Experimental investigation of early-time diffusion in the quantum kicked rotor using a Bose-Einstein condensate

We report measurements of the early-time momentum diffusion for the atom-optical delta-kicked rotor. In this experiment a Bose-Einstein condensate provides a source of ultracold atoms with an ultranarrow initial momentum distribution, which is then subjected to periodic pulses (or “kicks”) using an intense far-detuned optical standing wave. We characterize the effect of varying the effective Planck’s constant for the system, while keeping all other parameters fixed.

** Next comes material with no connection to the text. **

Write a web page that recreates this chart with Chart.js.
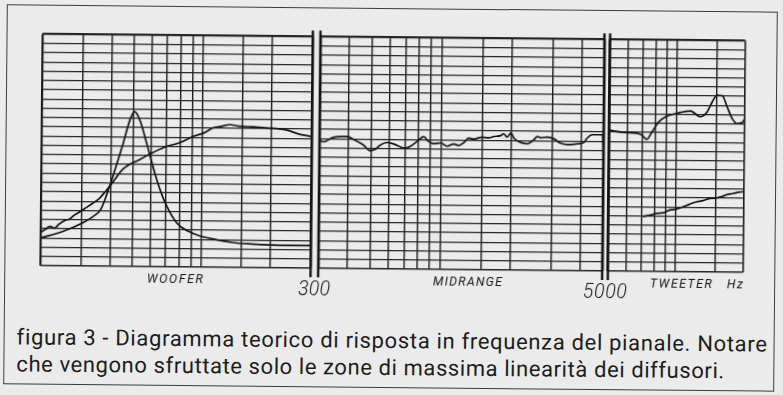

The observed behavior includes both quantum resonances (ballistic energy growth) and antiresonances (re-establishment of the initial state). Our experimental results are compared with theoretical predictions.

Figure 1

(a) Typical time-of-flight images of atomic clouds separated in momentum by $2\hslash k_L$ for 1 (top) to 4 (bottom) kicks. (b) Corresponding momentum distributions. This particular case illustrates enhanced energy growth close to the quantum resonance at $\bar{k}=4\pi$.

Figure 2

Experimental energies (in dimensionless units) after 1 and 2 kicks, $E\left(1\right)$ and $E\left(2\right)$, at the lower kicking strength. After one kick the energies are approximately constant as a function of the effective Planck’s constant $\bar{k}$ [theory predicts $E\left(1\right)={\kappa }^2∕4$, a constant]. For a broad initial momentum distribution, theory predicts simply that $E\left(2\right)=2E\left(1\right)={\kappa }^2∕2$, but for a very narrow initial momentum distribution the energy $E\left(2\right)$ is heavily dependent on $\bar{k}$ and exhibits pronounced peaks and dips. The error bars reflect shot-to-shot variation in the atom number and fluctuation in the laser intensity.

Figure 3

Energy versus kick number for the lower kicking strength $\kappa =7.7$ (a) $\bar{k}=6.211$, (b) $\bar{k}=10.523$, and (c) $\bar{k}=12.573$. Crosses are experimental data, while the solid lines are the results of numerical simulations with $\kappa =7$. Plot (a) illustrates antiresonance behavior at $\bar{k}\simeq 2\pi$, while plot (b) demonstrates the presence of a period-4 antiresonance close to $\bar{k}=10.5$. Plot (c) illustrates enhanced energy growth close to the quantum resonance at $\bar{k}=4\pi$.

Figure 4

Energy versus kick number for the higher kicking strength, $\kappa =11.7$ (a) $\bar{k}=6.211$, (b) $\bar{k}=10.992$, and (c) $\bar{k}=12.573$. Similar resonance type behavior is observed in Fig. 3 as expected.

Figure 5

Numerical simulations of energy as a function of kick number for (a) $\bar{k}=6.211$ and (b) $\bar{k}=12.573$, with $\kappa =7$ and ${\overline{p}}_0=0$ (solid), ${\overline{p}}_0=0.1\hslash k_{\mathrm{L}}$ (dashed), and ${\overline{p}}_0=0.15\hslash k_{\mathrm{L}}$ (dot-dashed). The quantum antiresonance and resonance phenomena are clearly very sensitive to the initial mean momentum of the atomic cloud.

Figure 6

Theoretical predictions using Eq. (6) for the energy after 2 kicks, $E\left(2\right)$, versus effective Planck’s constant $\bar{k}$, for $\kappa =7$ and ${\overline{p}}_0=0$ (solid), ${\overline{p}}_0=0.25\hslash k_{\mathrm{L}}$ (dashed), and ${\overline{p}}_0=0.5\hslash k_{\mathrm{L}}$ (dot-dashed). These results further illustrate the sensitivity of the energy growth rate to the initial mean momentum of the atomic cloud, particularly at the quantum resonance $(\bar{k}=4\pi )$.